Employers also may be reluctant to let workers defer, because companies are legally responsible for withholding those payroll taxes, according to the Internal Revenue Service (IRS). Until employers get more detailed guidance, they would rather not run afoul of IRS requirements, Isberg said.
‘Uncertainty raised by these issues’
Employers are also confused on how to implement the deferral in the first place, the Chamber’s letter last week and a new statement from the National Payroll Reporting Consortium both said. There is no guidance on how employers should treat changing salaries or bonuses, seasonal workers, or employees who quit before the end of the year.
Without guidance — and quickly — implementing these changes into a payroll system could take months from the Sept. 1 start date for some employers who do their own payroll, Isberg said. The Chamber also noted this.
“The uncertainty raised by these issues, as well as myriad other issues not enumerated here, only exacerbates the challenges faced by payroll processors and compliance departments who are already struggling to implement this [executive order] in an extremely short period of time,” the letter said.
The NPRC similarly said that by lacking guidance from the IRS on many open-ended questions on implementation, “not all employers and payrolls systems will be able to make these complex changes by September 1.”

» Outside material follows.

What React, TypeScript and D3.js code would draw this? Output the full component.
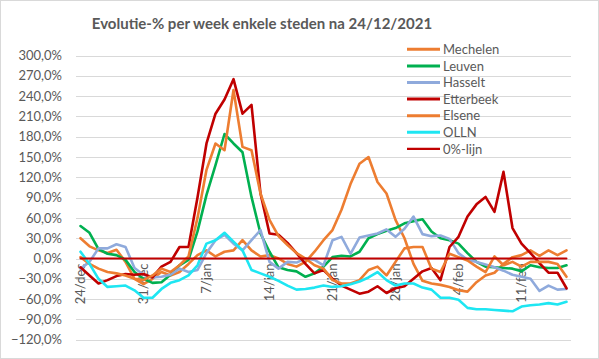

There’s even a question of which workers would qualify, Isberg said.
The executive order said those making less than $4,000 in a bi-weekly period can defer their payroll taxes, which is less than $104,000 a year. But a government release that ADP and others received later said the income maximum was $100,000 a year, which could make a difference in how much a worker can get from the deferral.
For instance, using the $4,000 bi-weekly limit means the maximum deferral for the year is $2,232 based on the nine remaining pay periods from Sept. 1 to the end of the year, Isberg said. But, he added, change the limit to $100,000 a year, and the max deferral could be as much as $6,448 for a theoretical worker who had no job until Sept. 1 and then started one making $100,000 a year.
“If you do the math, you get very different results,” Isberg said. “We’ve asked the IRS and Treasury to clarify how to implement the limit.”